_EXERCISE DIRECTIONS_
Only lines holding the string "matplotlib" are wanted; copy each one from the material.

**** ITEMS

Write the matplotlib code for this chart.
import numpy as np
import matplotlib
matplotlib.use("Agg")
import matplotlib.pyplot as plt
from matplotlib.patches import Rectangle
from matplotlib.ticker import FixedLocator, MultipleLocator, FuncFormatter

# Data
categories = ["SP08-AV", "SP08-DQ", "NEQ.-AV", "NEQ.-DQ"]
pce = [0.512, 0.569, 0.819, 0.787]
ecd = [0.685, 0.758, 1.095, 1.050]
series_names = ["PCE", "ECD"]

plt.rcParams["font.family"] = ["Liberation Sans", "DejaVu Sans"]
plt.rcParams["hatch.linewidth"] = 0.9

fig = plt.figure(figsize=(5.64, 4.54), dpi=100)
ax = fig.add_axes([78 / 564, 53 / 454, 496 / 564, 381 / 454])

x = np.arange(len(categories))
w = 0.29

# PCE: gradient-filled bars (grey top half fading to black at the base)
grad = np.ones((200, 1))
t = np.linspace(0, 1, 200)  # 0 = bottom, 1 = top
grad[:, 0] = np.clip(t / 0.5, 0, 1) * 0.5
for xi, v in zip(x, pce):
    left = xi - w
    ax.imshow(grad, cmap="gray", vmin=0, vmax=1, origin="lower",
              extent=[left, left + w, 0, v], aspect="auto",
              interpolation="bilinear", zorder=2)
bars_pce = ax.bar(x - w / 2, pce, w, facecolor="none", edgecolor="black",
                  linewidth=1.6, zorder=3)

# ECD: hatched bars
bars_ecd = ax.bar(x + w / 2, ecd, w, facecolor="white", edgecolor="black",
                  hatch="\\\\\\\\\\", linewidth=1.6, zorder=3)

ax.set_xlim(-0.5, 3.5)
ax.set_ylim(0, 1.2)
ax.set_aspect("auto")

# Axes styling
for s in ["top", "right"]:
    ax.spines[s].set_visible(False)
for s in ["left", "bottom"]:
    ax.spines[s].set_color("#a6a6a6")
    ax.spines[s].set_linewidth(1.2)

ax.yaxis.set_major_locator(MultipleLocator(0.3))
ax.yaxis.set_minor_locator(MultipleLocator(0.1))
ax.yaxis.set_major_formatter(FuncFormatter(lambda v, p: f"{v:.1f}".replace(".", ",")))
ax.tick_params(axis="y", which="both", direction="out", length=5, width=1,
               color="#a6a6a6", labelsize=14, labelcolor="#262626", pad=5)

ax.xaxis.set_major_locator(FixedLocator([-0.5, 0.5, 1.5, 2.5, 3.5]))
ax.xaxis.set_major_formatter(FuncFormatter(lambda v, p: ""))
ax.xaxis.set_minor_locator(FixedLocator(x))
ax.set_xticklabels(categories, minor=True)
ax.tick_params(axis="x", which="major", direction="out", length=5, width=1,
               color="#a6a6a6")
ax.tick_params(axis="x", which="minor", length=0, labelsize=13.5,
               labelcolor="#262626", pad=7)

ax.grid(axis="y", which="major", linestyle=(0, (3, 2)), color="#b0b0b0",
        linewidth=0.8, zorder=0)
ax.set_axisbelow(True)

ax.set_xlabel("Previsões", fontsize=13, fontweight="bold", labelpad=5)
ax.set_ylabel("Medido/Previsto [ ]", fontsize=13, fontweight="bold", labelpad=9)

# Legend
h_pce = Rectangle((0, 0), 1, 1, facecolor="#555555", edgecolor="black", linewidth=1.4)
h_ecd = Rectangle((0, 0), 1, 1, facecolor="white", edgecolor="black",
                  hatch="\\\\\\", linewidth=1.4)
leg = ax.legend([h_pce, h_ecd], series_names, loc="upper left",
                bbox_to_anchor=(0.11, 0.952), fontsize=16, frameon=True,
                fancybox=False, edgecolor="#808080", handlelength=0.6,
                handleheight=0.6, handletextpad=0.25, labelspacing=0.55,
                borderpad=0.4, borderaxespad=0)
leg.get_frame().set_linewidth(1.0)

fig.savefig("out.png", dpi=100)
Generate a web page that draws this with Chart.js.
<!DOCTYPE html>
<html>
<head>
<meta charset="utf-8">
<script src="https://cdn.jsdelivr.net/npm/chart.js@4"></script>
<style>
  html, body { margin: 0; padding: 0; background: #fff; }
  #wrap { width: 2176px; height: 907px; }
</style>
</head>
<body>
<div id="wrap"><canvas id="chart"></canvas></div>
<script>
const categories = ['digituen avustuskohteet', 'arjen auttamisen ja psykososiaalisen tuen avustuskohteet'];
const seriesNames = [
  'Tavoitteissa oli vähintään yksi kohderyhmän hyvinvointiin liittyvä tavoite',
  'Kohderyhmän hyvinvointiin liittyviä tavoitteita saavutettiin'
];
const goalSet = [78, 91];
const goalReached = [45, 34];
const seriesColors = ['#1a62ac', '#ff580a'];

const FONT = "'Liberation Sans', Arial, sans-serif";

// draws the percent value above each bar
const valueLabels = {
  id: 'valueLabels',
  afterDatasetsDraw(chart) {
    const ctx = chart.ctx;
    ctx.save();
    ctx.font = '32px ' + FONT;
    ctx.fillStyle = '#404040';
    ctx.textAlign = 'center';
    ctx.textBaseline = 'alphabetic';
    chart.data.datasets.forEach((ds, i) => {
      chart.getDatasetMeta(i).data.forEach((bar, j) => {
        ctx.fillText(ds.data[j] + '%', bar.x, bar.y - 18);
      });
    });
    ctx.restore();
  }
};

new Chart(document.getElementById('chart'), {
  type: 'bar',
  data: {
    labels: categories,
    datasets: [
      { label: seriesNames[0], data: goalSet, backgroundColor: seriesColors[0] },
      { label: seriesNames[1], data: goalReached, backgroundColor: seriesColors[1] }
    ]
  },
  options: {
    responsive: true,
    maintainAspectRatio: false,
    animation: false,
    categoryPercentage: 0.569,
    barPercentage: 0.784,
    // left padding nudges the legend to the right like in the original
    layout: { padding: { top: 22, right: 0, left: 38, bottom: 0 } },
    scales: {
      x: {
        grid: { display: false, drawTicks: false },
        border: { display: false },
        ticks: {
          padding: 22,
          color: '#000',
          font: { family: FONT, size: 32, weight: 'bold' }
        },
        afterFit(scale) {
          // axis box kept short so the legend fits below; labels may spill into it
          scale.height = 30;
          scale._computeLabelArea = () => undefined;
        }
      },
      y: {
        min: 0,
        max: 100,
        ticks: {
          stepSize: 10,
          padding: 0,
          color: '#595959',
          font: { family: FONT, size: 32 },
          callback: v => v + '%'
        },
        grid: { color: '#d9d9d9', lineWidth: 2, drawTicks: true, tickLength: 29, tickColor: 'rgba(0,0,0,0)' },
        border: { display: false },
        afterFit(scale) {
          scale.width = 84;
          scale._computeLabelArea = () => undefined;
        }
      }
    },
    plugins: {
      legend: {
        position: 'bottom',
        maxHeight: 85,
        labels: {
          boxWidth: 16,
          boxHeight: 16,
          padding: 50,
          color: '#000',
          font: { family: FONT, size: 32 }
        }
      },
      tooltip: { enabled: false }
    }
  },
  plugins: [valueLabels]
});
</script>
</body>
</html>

********
**** ITEMS

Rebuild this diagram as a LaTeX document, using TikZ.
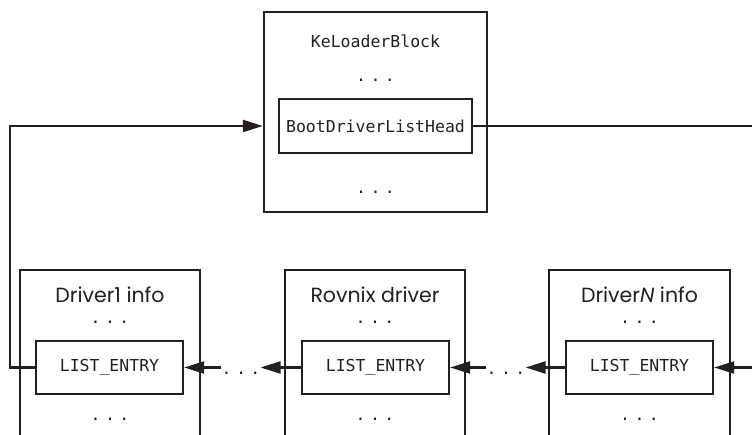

********

_EXERCISE ANSWER_
Write the matplotlib code for this chart.
import matplotlib
matplotlib.use("Agg")
import matplotlib.pyplot as plt
from matplotlib.patches import Rectangle
from matplotlib.ticker import FixedLocator, MultipleLocator, FuncFormatter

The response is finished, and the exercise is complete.